これらの長寿命の放射性物質を含む廃棄物は、安全な状態を保つために数百年、数千年といった超長期にわたる管理が必要となります。既存の原子力発電所で発生する高レベル放射性廃棄物(使用済み核燃料などを再処理して得られるもの)も超長期管理が必要ですが、核融合炉からの放射性廃棄物の性質や量は、炉の設計や材料によって大きく異なります。ただし、いずれの場合も、超長期にわたる安全な管理施設の維持や監視は、将来世代にとって大きな負担となる可能性があります。管理コスト、必要な技術や知識の維持、そして社会的な監視体制の継続など、多くの課題を伴います。
廃止措置の課題
核融合炉がその役割を終えた後の廃止措置も、長期的な視点が必要です。放射化した炉の構造材を解体し、安全に管理または処分する必要があります。この廃止措置のプロセスには、高度な技術と長い時間、そして莫大なコストがかかると予想されます。解体によって生じる放射性廃棄物の量や性質も、炉の材料や運転期間に依存しますが、これらもまた適切に管理されなければなりません。廃止措置にかかる負担(経済的、環境的)も、一部は将来世代に引き継がれることになります。
資源利用と環境負荷
核融合炉の燃料となる重水素やリチウム、あるいは炉心や超伝導コイルなどに使われる希少金属などの資源利用も、長期的な視点で見れば考慮すべき点です。特に、トリチウムを炉内で生成するためのリチウム資源の持続可能性は議論されています。また、建設や運用に伴う大規模な工事や熱排水が周辺環境に与える影響も、局所的ではありますが長期にわたる可能性があります。
世代間公平性の観点から考える
これらの長期的な影響を踏まえると、核融合エネルギー開発は単なる技術や経済の問題ではなく、「世代間公平性」という倫理的な課題を提起します。世代間公平性とは、現在生きている世代が、将来世代の幸福や機会を損なうことのないよう責任を持つべきであるという考え方です。
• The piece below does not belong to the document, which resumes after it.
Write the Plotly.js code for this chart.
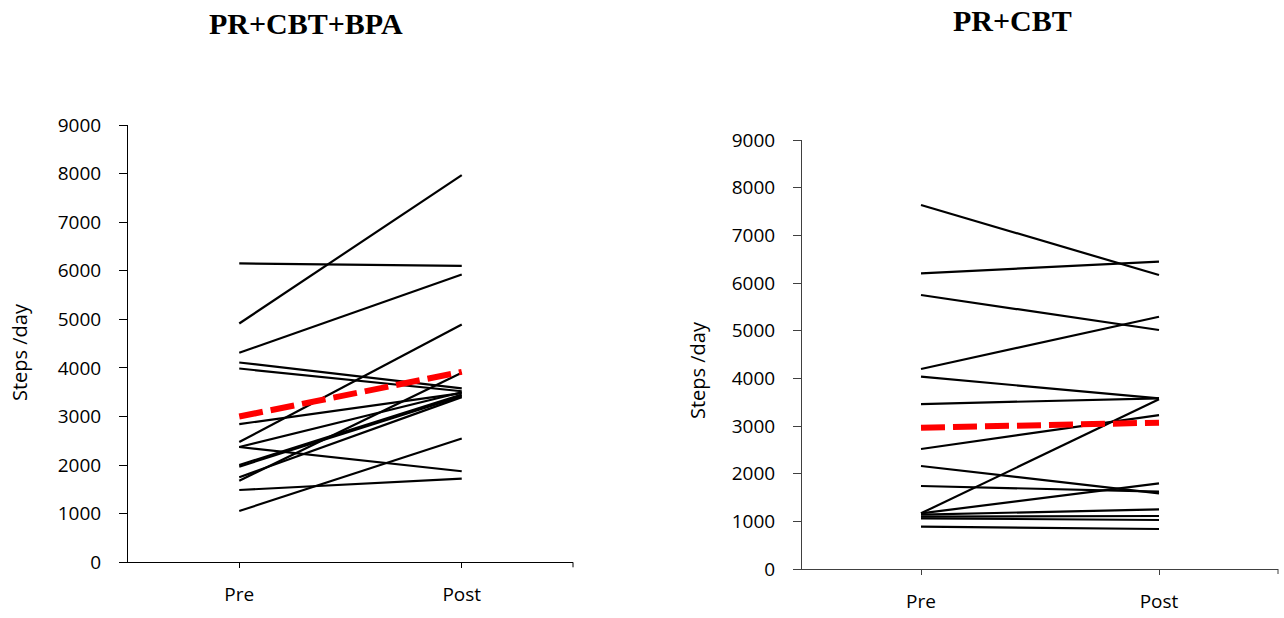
<!DOCTYPE html>
<html>
<head>
<meta charset="utf-8">
<script src="https://cdn.plot.ly/plotly-3.0.1.min.js"></script>
<style>html,body{margin:0;padding:0;background:#fff;}#chart{width:1284px;height:618px;}</style>
</head>
<body>
<div id="chart"></div>
<script>
// ---- Data ----
const categories = ["Pre", "Post"];
const yTicks = [0, 1000, 2000, 3000, 4000, 5000, 6000, 7000, 8000, 9000];

// PR+CBT+BPA individual participants
const preA  = [4915, 6151, 4311, 2476, 1056, 2373, 1488, 1680, 4112, 3988, 2845, 2373, 2003, 1969, 1750];
const postA = [7970, 6102, 5924, 4894, 2547, 1874, 1723, 3900, 3580, 3520, 3480, 3500, 3450, 3420, 3400];
const meanA = [3000, 3920];

// PR+CBT individual participants
const preB  = [7636, 6203, 5748, 4196, 4035, 3461, 2517, 2161, 1741, 1168, 1168, 1140, 1098, 1063, 888];
const postB = [6167, 6447, 5014, 5293, 3580, 3580, 3230, 1588, 1622, 3560, 1797, 1252, 1112, 1028, 839];
const meanB = [2965, 3070];

const titleA = "PR+CBT+BPA";
const titleB = "PR+CBT";
const yLabel = "Steps /day";

// ---- Build traces ----
const traces = [];
function addGroup(pre, post, mean, xa, ya) {
  for (let i = 0; i < pre.length; i++) {
    traces.push({
      x: categories, y: [pre[i], post[i]], xaxis: xa, yaxis: ya,
      type: "scatter", mode: "lines", showlegend: false, hoverinfo: "skip",
      line: {color: "#000000", width: 2.2}
    });
  }
  traces.push({
    x: categories, y: mean, xaxis: xa, yaxis: ya,
    type: "scatter", mode: "lines", showlegend: false, hoverinfo: "skip",
    line: {color: "#FF0000", width: 6, dash: "24px,8px"}
  });
}
addGroup(preA, postA, meanA, "x", "y");
addGroup(preB, postB, meanB, "x2", "y2");

const W = 1284, H = 618;
const tickFont = {family: "Open Sans, sans-serif", size: 19, color: "#000"};

function xAxis(l, r, anchor, col) {
  return {
    domain: [l / W, r / W], anchor: anchor, type: "category",
    range: [-0.5, 1.5], showline: true, linecolor: col, linewidth: 1,
    ticks: "outside", ticklen: 5, tickcolor: col, tickwidth: 1,
    showgrid: false, zeroline: false, tickfont: tickFont, ticklabelstandoff: 10,
    fixedrange: true
  };
}
function yAxis(top, bot, anchor, col) {
  return {
    domain: [1 - bot / H, 1 - top / H], anchor: anchor,
    range: [0, 9000], tickvals: yTicks, ticktext: yTicks.map(String),
    showline: true, linecolor: col, linewidth: 1,
    ticks: "outside", ticklen: 8, tickcolor: col, tickwidth: 1,
    showgrid: false, zeroline: false, tickfont: tickFont, ticklabelstandoff: 14,
    fixedrange: true
  };
}

const layout = {
  width: W, height: H,
  margin: {l: 0, r: 0, t: 0, b: 0},
  paper_bgcolor: "#ffffff", plot_bgcolor: "#ffffff",
  showlegend: false,
  xaxis: xAxis(128, 573, "y", "#000000"),
  yaxis: yAxis(125, 562.3, "x", "#000000"),
  xaxis2: xAxis(802, 1278, "y2", "#404040"),
  yaxis2: yAxis(140, 569, "x2", "#404040"),
  shapes: [
    {type: "line", xref: "x domain", x0: 1, x1: 1, yref: "y domain", ysizemode: "pixel", yanchor: 0, y0: 0, y1: -5, line: {color: "#000", width: 1}},
    {type: "line", xref: "x2 domain", x0: 1, x1: 1, yref: "y2 domain", ysizemode: "pixel", yanchor: 0, y0: 0, y1: -5, line: {color: "#404040", width: 1}}
  ],
  annotations: [
    {text: "<b>" + titleA + "</b>", xref: "paper", yref: "paper", x: 306 / W, y: 1 - 23 / H,
     xanchor: "center", yanchor: "middle", showarrow: false,
     font: {family: "Liberation Serif, Times New Roman, serif", size: 30, color: "#000"}},
    {text: "<b>" + titleB + "</b>", xref: "paper", yref: "paper", x: 1012 / W, y: 1 - 21 / H,
     xanchor: "center", yanchor: "middle", showarrow: false,
     font: {family: "Liberation Serif, Times New Roman, serif", size: 30, color: "#000"}},
    {text: yLabel, xref: "paper", yref: "paper", x: 19 / W, y: 1 - 352 / H,
     xanchor: "center", yanchor: "middle", textangle: -90, showarrow: false,
     font: {family: "Open Sans, sans-serif", size: 20, color: "#000"}},
    {text: yLabel, xref: "paper", yref: "paper", x: 697 / W, y: 1 - 370 / H,
     xanchor: "center", yanchor: "middle", textangle: -90, showarrow: false,
     font: {family: "Open Sans, sans-serif", size: 20, color: "#000"}}
  ]
};

Plotly.newPlot("chart", traces, layout, {displayModeBar: false, staticPlot: true});
</script>
</body>
</html>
核融合の場合、現在世代が開発の利益(例えば、将来的なクリーンエネルギー源の獲得や技術革新)を追求する一方で、その過程や結果として生じる長期的なリスクや負担(放射性廃棄物管理、廃止措置コスト、資源枯渇の可能性など)を将来世代に引き渡してしまうという構造が存在します。これは、将来世代が現在の開発に関する意思決定プロセスに参加できないという状況を考慮すると、特に重要な倫理的課題となります。
責任ある開発とガバナンスの構築
世代間公平性を確保し、将来世代に対する責任を果たすためには、核融合開発において以下の点に真摯に向き合う必要があります。
- 長期リスクの評価と管理: 発生しうる放射性廃棄物の量と性質、廃止措置の難易度やコストについて、現時点で可能な限り正確な予測を行い、これらのリスクを最小限に抑えるための技術開発や設計努力を継続すること。また、不確実性が伴う長期リスクについて、その不確実性の程度を含め誠実に情報公開を行うこと。
- 透明性の高い情報公開と意思決定プロセス: 核融合開発の現状、直面している課題、長期的なリスク評価、そして廃棄物管理や廃止措置に関する計画について、社会全体、特に若い世代や将来世代の視点を意識した透明性の高い情報公開を行うこと。また、これらの重要な決定に関わるプロセスに、広く市民が参加し意見を表明できる機会を設けるなど、開かれたガバナンスを構築すること。
- 将来世代への知の継承: 超長期にわたる放射性廃棄物管理や施設の監視には、必要な知識、技術、そして管理体制を将来世代に確実に継承していく必要があります。そのための方策を具体的に検討し、実行に移していく責任があります。
- コスト分担の議論: 核融合の恩恵を受ける将来世代が一定の負担を担うことは理解できますが、現在世代が享受する利益とのバランス、そして負担の性質(技術的困難性、経済的負担、心理的負担など)について、公平な議論を行う必要があります。
まとめ:未来への投資としての核融合開発
核融合エネルギーは、適切に開発・管理されれば、私たちの未来にとって非常に価値のあるエネルギー源となる可能性があります。しかし、その実現に向けた道のりは平坦ではなく、技術的な課題だけでなく、社会倫理的な課題、特に世代間公平性に関する課題にも真摯に向き合うことが不可欠です。
将来世代に対する責任を果たしながら核融合開発を進めるためには、単に技術的なブレークスルーを追求するだけでなく、長期的な影響を考慮した設計、発生しうるリスクへの透明性の高い評価、そして広く市民が参加できる意思決定プロセスの構築が求められます。これは、核融合開発を単なる科学技術プロジェクトとしてではなく、未来の世代への責任ある投資として捉える視点と言えるでしょう。私たち現在世代は、将来世代のために、持続可能で公平なエネルギーシステムを追求する責任があります。